Selon la décision de la Cour, la France ne peut interdire l’usage de mots traditionnellement utilisés pour les produits d’origine animale, pour désigner un produit contenant des protéines végétales.
Dans son arrêt du 4 octobre 2024, la Cour de Justice de l’Union européenne vient de retoquer l’interdiction, défendue par le gouvernement français, d’utiliser des termes de boucherie et de charcuterie pour nommer des denrées alimentaires avec des protéines végétales.

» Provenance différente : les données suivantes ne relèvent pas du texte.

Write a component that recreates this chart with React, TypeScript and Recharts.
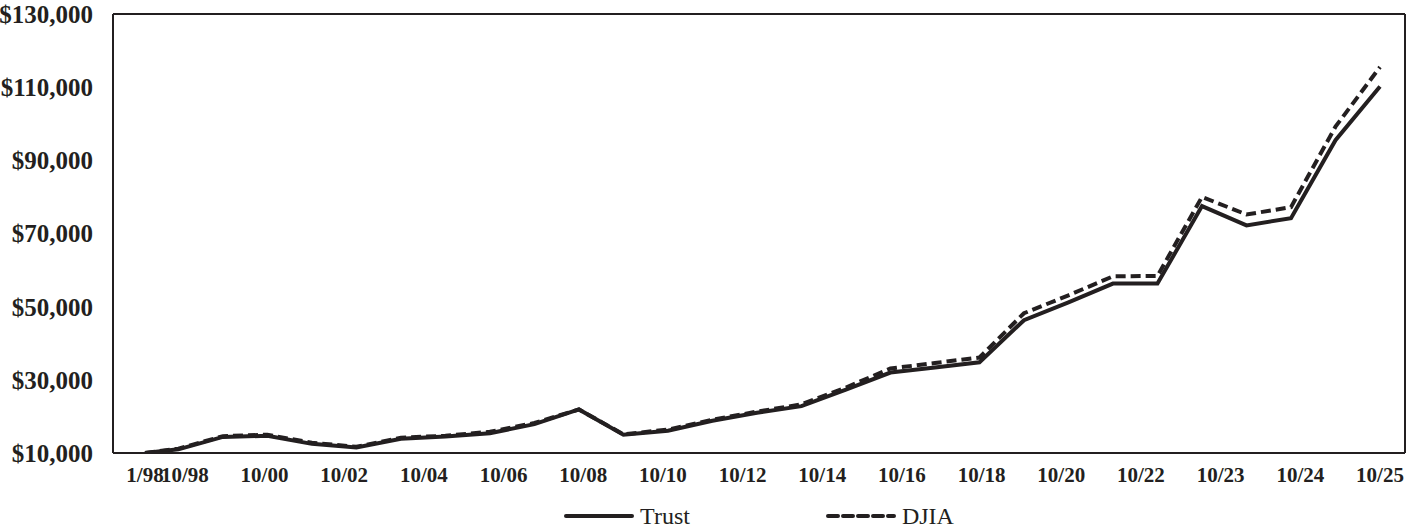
import React from "react";
import { LineChart, Line, XAxis, YAxis, Legend, CartesianGrid } from "recharts";

// year-end (October) values of a $10,000 investment
const dates = [
  "1/98", "10/98", "10/99", "10/00", "10/01", "10/02", "10/03", "10/04",
  "10/05", "10/06", "10/07", "10/08", "10/09", "10/10", "10/11", "10/12",
  "10/13", "10/14", "10/15", "10/16", "10/17", "10/18", "10/19", "10/20",
  "10/21", "10/22", "10/23", "10/24", "10/25",
];
const trust = [
  10000, 11000, 14400, 14700, 12500, 11500, 13900, 14500,
  15400, 17900, 21900, 15000, 16100, 18800, 21000, 22800,
  27300, 32000, 33400, 34800, 46300, 51200, 56300, 56300,
  77500, 72200, 74200, 95500, 110200,
];
const djia = [
  10000, 11200, 14600, 15000, 12800, 11700, 14200, 14700,
  15800, 18200, 21900, 15100, 16400, 19100, 21300, 23300,
  27900, 33100, 34600, 36100, 48200, 53100, 58300, 58400,
  80000, 75200, 77200, 99200, 115500,
];

// the axis labels as printed: spread evenly over 32 slots, not tied to the points
const tickLabels = [
  "1/98", "10/98", "10/00", "10/02", "10/04", "10/06", "10/08", "10/10",
  "10/12", "10/14", "10/16", "10/18", "10/20", "10/22", "10/23", "10/24", "10/25",
];
const yTicks = [10000, 30000, 50000, 70000, 90000, 110000, 130000];

const INK = "#231f20";

// years since 1/98, from the "m/yy" date
const toT = (d: string) => {
  const [m, yy] = d.split("/").map(Number);
  const year = yy > 50 ? 1900 + yy : 2000 + yy;
  return year - 1998 + (m - 1) / 12;
};

const data = dates.map((d, i) => ({ date: d, t: toT(d), trust: trust[i], djia: djia[i] }));

const tStart = data[0].t;
const tEnd = data[data.length - 1].t;
const labelSlots = tickLabels.map((_, i) => (i === 0 ? 0 : 2 * i - 1));
const lastSlot = labelSlots[labelSlots.length - 1];
const xTicks = labelSlots.map((s) => tStart + ((tEnd - tStart) * s) / lastSlot);

const series = [
  { key: "trust", name: "Trust", dash: undefined },
  { key: "djia", name: "DJIA", dash: "10 5" },
];

const LegendContent = () => (
  <div
    style={{
      display: "flex",
      justifyContent: "center",
      paddingLeft: 113,
      paddingTop: 8,
      height: 37,
      boxSizing: "border-box",
      gap: 136,
    }}
  >
    {series.map((s) => (
      <div key={s.key} style={{ display: "flex", alignItems: "center", lineHeight: "28px" }}>
        <svg width={70} height={10}>
          <line
            x1={2}
            y1={5}
            x2={68}
            y2={5}
            stroke={INK}
            strokeWidth={4}
            strokeDasharray={s.dash}
            strokeLinecap="round"
          />
        </svg>
        <span style={{ marginLeft: 6, fontSize: 24, color: INK }}>{s.name}</span>
      </div>
    ))}
  </div>
);

export default function App() {
  return (
    <div
      style={{
        position: "absolute",
        left: 0,
        top: 0,
        fontFamily: "'Liberation Serif', 'Times New Roman', serif",
        background: "#fff",
      }}
    >
      <LineChart width={1414} height={530} data={data} margin={{ top: 14, right: 9, left: 0, bottom: 0 }}>
        <CartesianGrid
          stroke={INK}
          strokeWidth={2}
          horizontalCoordinatesGenerator={({ offset }: any) => [offset.top, offset.top + offset.height]}
          verticalCoordinatesGenerator={({ offset }: any) => [offset.left, offset.left + offset.width]}
        />
        <XAxis
          dataKey="t"
          type="number"
          domain={["dataMin", "dataMax"]}
          padding={{ left: 32, right: 25 }}
          ticks={xTicks}
          interval={0}
          tickFormatter={(_v: number, i: number) => tickLabels[i] ?? ""}
          tickLine={false}
          tickSize={0}
          tickMargin={14}
          height={40}
          axisLine={{ stroke: INK, strokeWidth: 2 }}
          tick={{ fill: INK, fontSize: 21, fontWeight: "bold" }}
        />
        <YAxis
          domain={[10000, 130000]}
          ticks={yTicks}
          interval={0}
          allowDataOverflow
          width={113}
          tickFormatter={(v: number) => "$" + v.toLocaleString("en-US")}
          tickLine={false}
          tickSize={0}
          tickMargin={20}
          axisLine={{ stroke: INK, strokeWidth: 2 }}
          tick={{ fill: INK, fontSize: 25, fontWeight: "bold" }}
        />
        {series.map((s) => (
          <Line
            key={s.key}
            type="linear"
            dataKey={s.key}
            name={s.name}
            stroke={INK}
            strokeWidth={4}
            strokeDasharray={s.dash}
            dot={false}
            activeDot={false}
            isAnimationActive={false}
          />
        ))}
        <Legend verticalAlign="bottom" content={<LegendContent />} />
      </LineChart>
    </div>
  );
}
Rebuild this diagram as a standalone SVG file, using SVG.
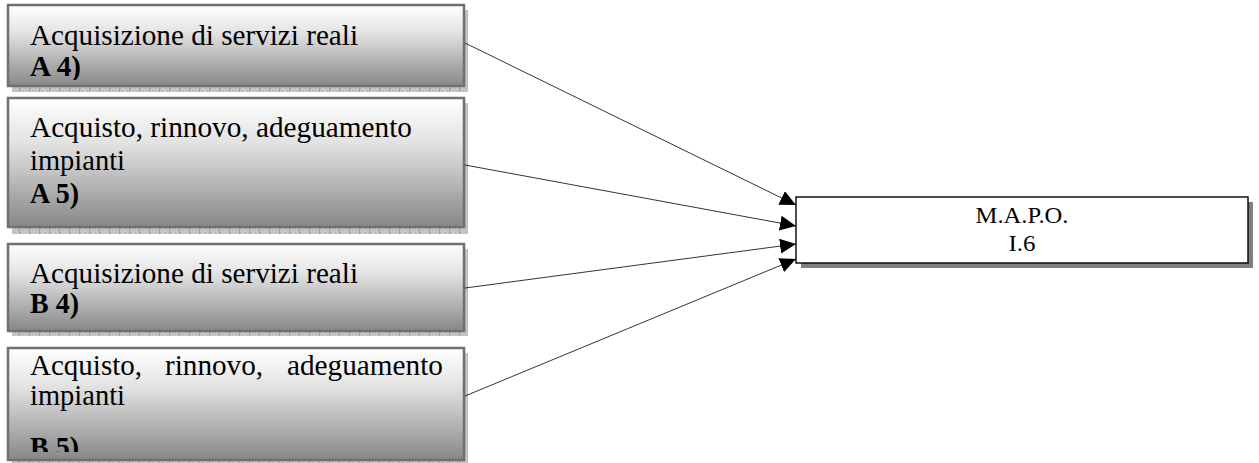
<svg xmlns="http://www.w3.org/2000/svg" width="1259" height="463" viewBox="0 0 1259 463">
  <defs>
    <linearGradient id="boxFill" x1="0" y1="0" x2="0" y2="1">
      <stop offset="0" stop-color="#ffffff"/>
      <stop offset="0.35" stop-color="#e2e2e2"/>
      <stop offset="1" stop-color="#878787"/>
    </linearGradient>
    <pattern id="shadowTex" width="10" height="4" patternUnits="userSpaceOnUse">
      <rect width="10" height="4" fill="#c6c6c6"/>
      <rect x="0" y="0" width="1" height="1" fill="#9c9c9c"/>
      <rect x="2" y="2" width="1" height="1" fill="#a8a8a8"/>
      <rect x="5" y="0" width="1" height="1" fill="#a8a8a8"/>
      <rect x="7" y="2" width="1" height="1" fill="#a8a8a8"/>
      <rect x="9" y="0" width="1" height="4" fill="#a0a0a0"/>
    </pattern>
    <marker id="arrow" viewBox="0 0 16 15" refX="16" refY="7.5" markerWidth="16" markerHeight="15" markerUnits="userSpaceOnUse" orient="auto">
      <path d="M0,0 L16,7.5 L0,15 Z" fill="#000"/>
    </marker>
    <clipPath id="clip1"><rect x="9" y="6" width="454" height="74"/></clipPath>
    <clipPath id="clip2"><rect x="9" y="99" width="454" height="124"/></clipPath>
    <clipPath id="clip3"><rect x="9" y="245" width="454" height="82"/></clipPath>
    <clipPath id="clip4"><rect x="9" y="349" width="454" height="103"/></clipPath>
  </defs>
  <style>
    .shadow { fill: url(#shadowTex); }
    .box { fill: url(#boxFill); stroke: #707070; stroke-width: 2.5; }
    .txt { font-family: "Liberation Serif", "Times New Roman", serif; font-size: 29px; fill: #000; }
    .bold { font-weight: bold; }
    .conn { stroke: #000; stroke-width: 0.8; fill: none; marker-end: url(#arrow); }
    .target { fill: #fff; stroke: #000; stroke-width: 1.4; }
    .target-shadow { fill: #7f7f7f; }
    .ttxt { font-family: "Liberation Serif", "Times New Roman", serif; font-size: 24px; fill: #000; text-anchor: middle; }
  </style>

  <!-- source boxes -->
  <g id="node-a4">
    <rect class="shadow" x="12" y="10" width="456" height="82"/>
    <rect class="box" x="8" y="5" width="456" height="81"/>
    <g clip-path="url(#clip1)">
      <text class="txt" x="30" y="45" textLength="328" lengthAdjust="spacingAndGlyphs">Acquisizione di servizi reali</text>
      <text class="txt bold" x="30" y="76" textLength="51" lengthAdjust="spacingAndGlyphs">A 4)</text>
    </g>
  </g>

  <g id="node-a5">
    <rect class="shadow" x="12" y="103" width="456" height="131"/>
    <rect class="box" x="8" y="98" width="456" height="129"/>
    <g clip-path="url(#clip2)">
      <text class="txt" x="30" y="137" textLength="382" lengthAdjust="spacingAndGlyphs">Acquisto, rinnovo, adeguamento</text>
      <text class="txt" x="30" y="170" textLength="95" lengthAdjust="spacingAndGlyphs">impianti</text>
      <text class="txt bold" x="30" y="203" textLength="49" lengthAdjust="spacingAndGlyphs">A 5)</text>
    </g>
  </g>

  <g id="node-b4">
    <rect class="shadow" x="12" y="249" width="456" height="87"/>
    <rect class="box" x="8" y="244" width="456" height="87"/>
    <g clip-path="url(#clip3)">
      <text class="txt" x="30" y="283" textLength="328" lengthAdjust="spacingAndGlyphs">Acquisizione di servizi reali</text>
      <text class="txt bold" x="30" y="313" textLength="49" lengthAdjust="spacingAndGlyphs">B 4)</text>
    </g>
  </g>

  <g id="node-b5">
    <rect class="shadow" x="12" y="353" width="456" height="110"/>
    <rect class="box" x="8" y="348" width="456" height="112"/>
    <g clip-path="url(#clip4)">
      <text class="txt" x="30" y="375" textLength="112" lengthAdjust="spacingAndGlyphs">Acquisto,</text>
      <text class="txt" x="165" y="375" textLength="98" lengthAdjust="spacingAndGlyphs">rinnovo,</text>
      <text class="txt" x="287" y="375" textLength="156" lengthAdjust="spacingAndGlyphs">adeguamento</text>
      <text class="txt" x="30" y="405" textLength="95" lengthAdjust="spacingAndGlyphs">impianti</text>
      <text class="txt bold" x="30" y="457" textLength="49" lengthAdjust="spacingAndGlyphs">B 5)</text>
    </g>
  </g>

  <!-- target box -->
  <g id="node-mapo">
    <rect class="target-shadow" x="801" y="202" width="452" height="66"/>
    <rect class="target" x="796" y="197" width="452" height="66"/>
    <text class="ttxt" x="1022" y="223" textLength="93" lengthAdjust="spacingAndGlyphs">M.A.P.O.</text>
    <text class="ttxt" x="1022" y="251" textLength="27" lengthAdjust="spacingAndGlyphs">I.6</text>
  </g>

  <!-- connectors -->
  <g id="connectors">
    <line class="conn" x1="465" y1="43" x2="796" y2="205"/>
    <line class="conn" x1="465" y1="165" x2="796" y2="226"/>
    <line class="conn" x1="465" y1="288" x2="796" y2="244"/>
    <line class="conn" x1="465" y1="396" x2="796" y2="259"/>
  </g>
</svg>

Cette décision découle d’une affaire opposant l’Etat avec plusieurs acteurs du secteur végétal, qui avait débuté en 2022. Cette année-là, un décret, en date du 29 juin 2022, actant l’interdiction de certaines dénominations pour les produits végétaux, avait été publié…pour être suspendu un mois plus tard par le Conseil d’Etat, suite à un recours de plusieurs acteurs du secteur végétal. A l’époque, le Conseil d’Etat indiquait notamment qu’il y avait « un doute sérieux quant à la légalité du décret ». Dans ce cadre, le Conseil d’Etat avait envoyé à la Cour de justice de l’UE plusieurs questions préjudicielles en juillet 2023.
En parallèle du process juridique en cours, le gouvernement avait publié un nouveau décret en février 2024, pratiquement identique à celui de 2022….qui avait été encore une fois retoqué deux mois plus tard par le Conseil d’Etat.
C’est dans ce contexte que la Cour de justice de l’UE a rendu son récent avis.
Un décret qui ne protège pas le consommateurPour la Cour, « un Etat membre ne saurait empêcher, par une interdiction générale et abstraite, les producteurs de denrées alimentaires à base de protéines végétales de s’acquitter de l’obligation qui est la leur, d’indiquer la dénomination de ces denrées par l’utilisation de noms usuels ou de noms descriptifs ».
Comme expliqué dans le communiqué de presse associé à l’arrêt de la Cour, cette dernière a considéré que « le droit de l’Union institue une présomption réfragable en vertu de laquelle les informations fournies selon les modalités prescrites par le règlement n° 1169/2011 protègent suffisamment les consommateurs, y compris en cas de remplacement total du seul composant ou ingrédient que ceux-ci peuvent s’attendre à trouver dans une denrée alimentaire désignée par un nom usuel ou un nom descriptif contenant certains termes ». Protéger le consommateur ne doit pas passer par une mesure d’interdiction de termes, mais par une mesure définissant et caractérisant des dénominations légales associant une denrée à une composition. Or, à ce jour, seul le mot viande est définie réglementairement.
Malgré tout, la Cour indique qu’une autorité nationale peut poursuivre un exploitant si elle estime que « les modalités concrètes de vente ou de promotion d’une denrée alimentaire induisent en erreur le consommateur » …à la condition de démontrer la présomption.
En clair, ce n’est pas encore pour tout de suite que les « steaks végétaux » devront changer d’emballage.
A noter que cette décision ne modifie en rien l’interdiction d’utiliser les mots lait et apparentés pour désigner certains produits à base de protéines végétales, sauf les exceptions autorisées (lait de coco, crème de marron, beurre de cacahuète, …). Ce point avait été confirmé par la Cour de justice de l'UE.